Again if we transform the function from the expression of $\sin x$ to an expression of $\tan\frac x 2$ isn't it still wrong since at $x=\pi$ the expression becomes undefined?

Example-2:$$\int{\frac{(x^2+1)} {(x^4+1)} dx}$$

I was taught to solve this type of integrals by taking $x^2$ outside the parentheses as common. But isn't it wrong since we are just dividing the expression inside the parentheses by $x^2$ which could also equal $0$? The new function(transformed) is undefined at $x=0$ whereas for any real value of $x$ the initial function is defined.

Another question: is $f(x)=x^2-1=x(x-1)$ for all real values of $x$? I am asking this question because when we do take any term common or take it outside the parentheses, we usually divide the expression inside the parentheses with that term as I have mentioned above.

Example-3:$$\int{\frac1 {1+3\cos^2 x} dx}$$ Here if we replace with $\cos x$ with $\frac1 {\sec x}$ , will it be a right thing to do since we are again restricting the domain to a lesser number of possible values as the previous 2?

I am facing almost the same problem regarding all the 3 examples shown above.
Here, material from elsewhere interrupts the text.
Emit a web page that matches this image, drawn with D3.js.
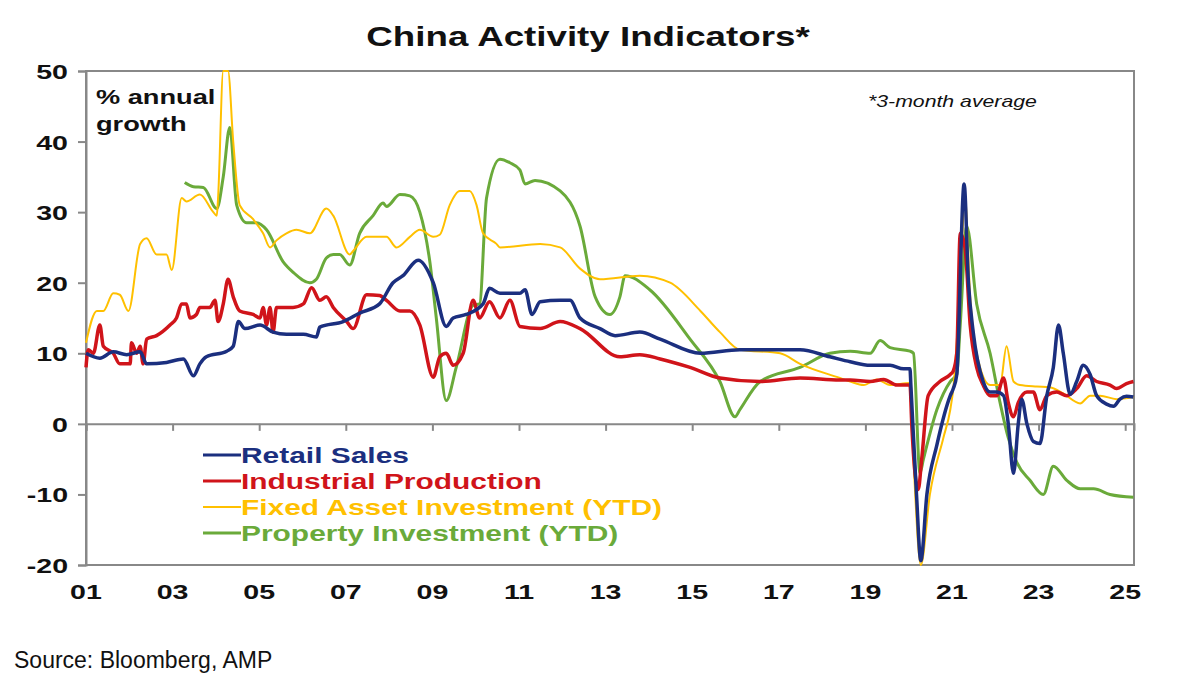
<!DOCTYPE html>
<html><head><meta charset="utf-8">
<script src="https://cdn.jsdelivr.net/npm/d3@7"></script>
<style>body{margin:0;background:#fff}text{font-family:Arial,"Liberation Sans",sans-serif}</style>
</head><body><svg id="c" width="1183" height="693"></svg>
<script>
// [year, % annual growth]
const retail = [[2001.0,10],[2001.32,9.3],[2001.63,10.2],[2001.94,9.8],[2002.25,10.2],[2002.4,8.5],[2002.86,8.7],[2003.25,9.2],[2003.48,6.8],[2003.63,8.5],[2003.78,9.5],[2004.25,10.3],[2004.4,11],[2004.52,14.5],[2004.67,13.5],[2005.02,14],[2005.32,13],[2005.63,12.7],[2006.02,12.7],[2006.32,12.3],[2006.4,13.7],[2006.94,14.5],[2007.32,15.7],[2007.78,17],[2008.09,20],[2008.32,21],[2008.67,23.2],[2009.02,20],[2009.32,13.8],[2009.48,15],[2009.78,15.5],[2010.17,17],[2010.32,19.2],[2010.56,18.5],[2011.02,18.5],[2011.14,19],[2011.3,15.5],[2011.49,17.3],[2011.95,17.5],[2012.18,17.5],[2012.41,15],[2012.87,13.5],[2013.22,12.5],[2013.79,13],[2014.26,12],[2015.19,10],[2016.1,10.5],[2017.03,10.5],[2017.49,10.5],[2018.18,9.5],[2018.65,8.8],[2019.11,8.3],[2019.57,8.3],[2019.88,7.8],[2020.03,7.8],[2020.05,5.5],[2020.18,-10],[2020.28,-19.4],[2020.42,-10],[2020.65,-3],[2020.96,4],[2021.03,5],[2021.11,7],[2021.28,34],[2021.38,20],[2021.49,13],[2021.72,6],[2021.88,4.5],[2022.03,4.5],[2022.19,4],[2022.3,0],[2022.42,-7],[2022.53,0],[2022.61,3.5],[2022.73,0],[2022.88,-2.5],[2023.03,-2.8],[2023.19,4],[2023.34,8],[2023.46,14],[2023.57,10],[2023.73,4.2],[2023.88,6],[2024.03,8.3],[2024.19,7],[2024.34,4],[2024.57,2.8],[2024.73,2.5],[2024.88,3.5],[2025.03,3.9],[2025.19,3.8]];
const industrial = [[2001.0,8],[2001.05,10.5],[2001.17,10],[2001.32,14],[2001.4,11],[2001.63,10],[2001.78,8.5],[2002.02,8.5],[2002.05,11.5],[2002.17,10],[2002.25,11],[2002.32,8.5],[2002.4,12],[2002.63,12.5],[2002.94,14],[2003.09,15],[2003.21,17],[2003.32,17],[2003.4,15],[2003.55,15.5],[2003.63,16.5],[2003.86,16.5],[2003.98,17.5],[2004.05,14.5],[2004.17,17],[2004.28,20.5],[2004.4,18],[2004.55,16],[2004.86,15.5],[2005.02,15],[2005.09,16.5],[2005.17,14],[2005.25,16.5],[2005.32,13],[2005.4,16.5],[2005.78,16.5],[2006.02,17],[2006.21,19.3],[2006.4,17.5],[2006.55,18],[2006.71,16.5],[2007.02,14.5],[2007.17,13.5],[2007.48,18.3],[2007.78,18.2],[2007.94,17.5],[2008.25,16],[2008.48,16],[2008.71,14],[2009.02,6.6],[2009.17,9.5],[2009.32,10],[2009.48,8.3],[2009.71,10],[2009.94,17.5],[2010.09,15],[2010.32,17.3],[2010.56,15],[2010.79,17.5],[2011.02,13.8],[2011.49,13.5],[2011.95,14.5],[2012.41,13.5],[2013.33,9.5],[2013.79,9.8],[2014.26,9.2],[2014.95,8],[2015.64,6.5],[2016.57,6],[2017.49,6.5],[2018.41,6.2],[2018.65,6.2],[2019.11,6],[2019.42,6.3],[2019.73,5.5],[2020.03,5.5],[2020.07,0],[2020.22,-9.3],[2020.3,-5],[2020.45,4],[2020.72,6],[2020.96,7],[2021.03,7.5],[2021.11,10],[2021.19,27],[2021.3,25],[2021.42,14],[2021.57,8],[2021.72,5.5],[2021.88,4],[2022.03,4],[2022.19,6.5],[2022.3,3],[2022.42,1],[2022.53,3],[2022.73,4.5],[2022.88,4.5],[2023.03,2],[2023.19,4],[2023.42,4.5],[2023.65,4],[2023.88,5],[2024.11,6.8],[2024.34,6],[2024.65,5.5],[2024.8,5],[2025.03,5.7],[2025.19,6]];
const fixedAsset = [[2001.0,11.5],[2001.25,16],[2001.4,16],[2001.63,18.5],[2001.78,18.3],[2001.98,16],[2002.25,25.5],[2002.4,26.3],[2002.63,24],[2002.86,24],[2002.98,21.8],[2003.21,32],[2003.32,31.5],[2003.63,32.5],[2003.94,30],[2004.02,29.5],[2004.05,32],[2004.17,50],[2004.28,50],[2004.4,40],[2004.55,31],[2004.86,29],[2005.09,27],[2005.25,25],[2005.4,26],[2005.63,27],[2005.86,27.5],[2006.17,27],[2006.55,30.5],[2006.71,29.5],[2007.09,24],[2007.17,24.5],[2007.48,26.5],[2007.94,26.5],[2008.17,25],[2008.48,26.5],[2008.71,27.5],[2009.02,26.5],[2009.17,26.8],[2009.4,31],[2009.63,33],[2009.86,33],[2010.02,31],[2010.17,27],[2010.48,25.5],[2010.56,25],[2011.49,25.5],[2011.95,25],[2012.41,22],[2012.87,20.5],[2013.79,21],[2014.49,20],[2015.19,16],[2015.64,13],[2016.1,10.5],[2017.03,10],[2017.49,8.5],[2018.41,6.5],[2018.65,6],[2018.96,5.5],[2019.26,6.3],[2019.57,5.5],[2020.03,5.8],[2020.11,-5],[2020.28,-20],[2020.49,-10],[2020.8,-2],[2020.96,2],[2021.03,5],[2021.19,20],[2021.3,32],[2021.42,18],[2021.57,10],[2021.88,5.5],[2022.11,5.5],[2022.26,11],[2022.42,6],[2022.57,5.5],[2022.96,5.3],[2023.26,5.2],[2023.57,4.3],[2023.96,2.9],[2024.19,4],[2024.42,4],[2024.8,3.5],[2025.19,3.8]];
const property = [[2003.28,34.2],[2003.48,33.6],[2003.71,33.5],[2004.02,30.5],[2004.17,35],[2004.32,42],[2004.48,31],[2004.71,28.5],[2004.94,28.5],[2005.17,27.5],[2005.55,23],[2005.78,21.5],[2006.17,20],[2006.32,20.5],[2006.55,23.5],[2006.71,24],[2006.86,24],[2007.09,22.5],[2007.32,27],[2007.63,29.5],[2007.86,31.3],[2007.94,30.8],[2008.25,32.5],[2008.48,32.3],[2008.71,30],[2008.94,23],[2009.09,15],[2009.32,3.3],[2009.55,8],[2009.94,16.8],[2010.09,17],[2010.25,32],[2010.56,37.5],[2010.79,37],[2011.02,36],[2011.14,34],[2011.37,34.5],[2011.95,33],[2012.41,28],[2012.76,18],[2013.1,15.5],[2013.33,18],[2013.45,21],[2014.02,19],[2014.95,12],[2015.64,6],[2015.99,1],[2016.1,2],[2016.57,6],[2017.49,8],[2018.18,10],[2018.65,10.3],[2019.11,10],[2019.34,11.8],[2019.57,10.8],[2020.03,10.3],[2020.11,10],[2020.26,-7],[2020.34,-5],[2020.65,2],[2020.96,6],[2021.11,7],[2021.19,14],[2021.34,28],[2021.57,17],[2021.88,10],[2022.11,3],[2022.3,-2],[2022.5,-5.5],[2022.8,-8],[2023.11,-10],[2023.34,-6],[2023.65,-8],[2023.96,-9.2],[2024.27,-9.2],[2024.65,-10],[2025.19,-10.4]];
const yTicks = [-20,-10,0,10,20,30,40,50];
const xTickYears = [2001,2003,2005,2007,2009,2011,2013,2015,2017,2019,2021,2023,2025];
const seriesNames = ["Retail Sales","Industrial Production","Fixed Asset Investment (YTD)","Property Investment (YTD)"];
const seriesColors = ["#1b2f7f","#d0141a","#ffc000","#6aaa3a"];
const seriesWidths = [3.5,3.5,2,3];

const svg = d3.select("#c");
const L = 86, R = 1134, T = 71, B = 565;
const x = d3.scaleLinear().domain([2001, 2001 + (R - L) / 43.3]).range([L, R]);
const y = d3.scaleLinear().domain([-20, 50]).range([B, T]);

// reference type is drawn wide, so stretch text horizontally
const SX = 1.36;
function label(px, py, str, size, opts = {}) {
  const t = svg.append("text")
    .attr("transform", `translate(${px},${py}) scale(${opts.sx || SX},1)`)
    .attr("font-size", size).attr("font-weight", opts.weight || "bold")
    .attr("fill", opts.fill || "#111").attr("text-anchor", opts.anchor || "start")
    .text(str);
  if (opts.italic) t.attr("font-style", "italic");
  return t;
}

label(588, 46, "China Activity Indicators*", 27, {anchor: "middle"});

svg.append("rect").attr("x", L).attr("y", T).attr("width", R - L).attr("height", B - T)
  .attr("fill", "none").attr("stroke", "#888").attr("stroke-width", 2);

svg.append("g").attr("transform", `translate(${L},0)`)
  .call(d3.axisLeft(y).tickValues(yTicks).tickSize(8).tickFormat(""))
  .call(g => g.select(".domain").attr("stroke", "#888").attr("stroke-width", 2))
  .call(g => g.selectAll("line").attr("stroke", "#888").attr("stroke-width", 2));
yTicks.forEach(v => label(68, y(v) + 8, String(v), 21, {anchor: "end"}));

svg.append("g").attr("transform", `translate(0,${y(0)})`)
  .call(d3.axisBottom(x).tickValues(xTickYears).tickSize(7).tickFormat(""))
  .call(g => g.select(".domain").attr("stroke", "#888").attr("stroke-width", 2))
  .call(g => g.selectAll("line").attr("stroke", "#888").attr("stroke-width", 2));
xTickYears.forEach(v => label(x(v), 599, String(v % 100).padStart(2, "0"), 21, {anchor: "middle"}));

const line = d3.line().x(d => x(d[0])).y(d => y(d[1])).curve(d3.curveMonotoneX);
[property, fixedAsset, industrial, retail].forEach((s, i) => {
  const k = 3 - i;
  svg.append("path").datum(s).attr("d", line).attr("fill", "none")
    .attr("stroke", seriesColors[k]).attr("stroke-width", seriesWidths[k]).attr("stroke-linejoin", "round");
});

label(96, 104, "% annual", 20);
label(96, 131, "growth", 20);
label(868, 107, "*3-month average", 17, {weight: "normal", italic: true, sx: 1.25});

seriesNames.forEach((d, i) => {
  const ly = 455 + i * 26;
  svg.append("line").attr("x1", 203).attr("x2", 241).attr("y1", ly).attr("y2", ly)
    .attr("stroke", seriesColors[i]).attr("stroke-width", i === 2 ? 2 : 3);
  label(241, ly + 8, d, 22, {fill: seriesColors[i]});
});

label(14, 668, "Source: Bloomberg, AMP", 23, {weight: "normal", sx: 1.0});
</script></body></html>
I know that all the transformed functions are graphically the same as their initial counterparts and if these were definite integrals having limits which don't include those points at which the transformed ones are undefined, then they would yield the same integral. But what if the limits include those points?(Again I am asking this question because I am considering that since the initial functions are defined at those points then there might be a function which has the same slope coinciding with the initial function at those points) Moreover these are indefinite integrals. It is to be noted that I were taught to solve integral in such ways at my school....there might be many other ways to do so but till now I am unaware of those. I just want to know whether this processes are legitimate or not and would yield the same output or no and what are their consequences.

Answer 1

What are the consequences to such integrands? Considering this as an indefinite integration, isn't it completely wrong to solve this integral since we dont know the limits even though they represent the same graph but undefined at some more points than it used to?

If two integrands disagree only at finitely many points then the integral is the same. Refer, 2, 3 also a function with finitely many discontinuities in an interval is also integrable refer

P.S: All the trig integral can be solved easily using exponential substitution and the rational function by considering partial fractions on the denominator $x^4 + 1 = (x^2 + i) (x^2 -i)$ .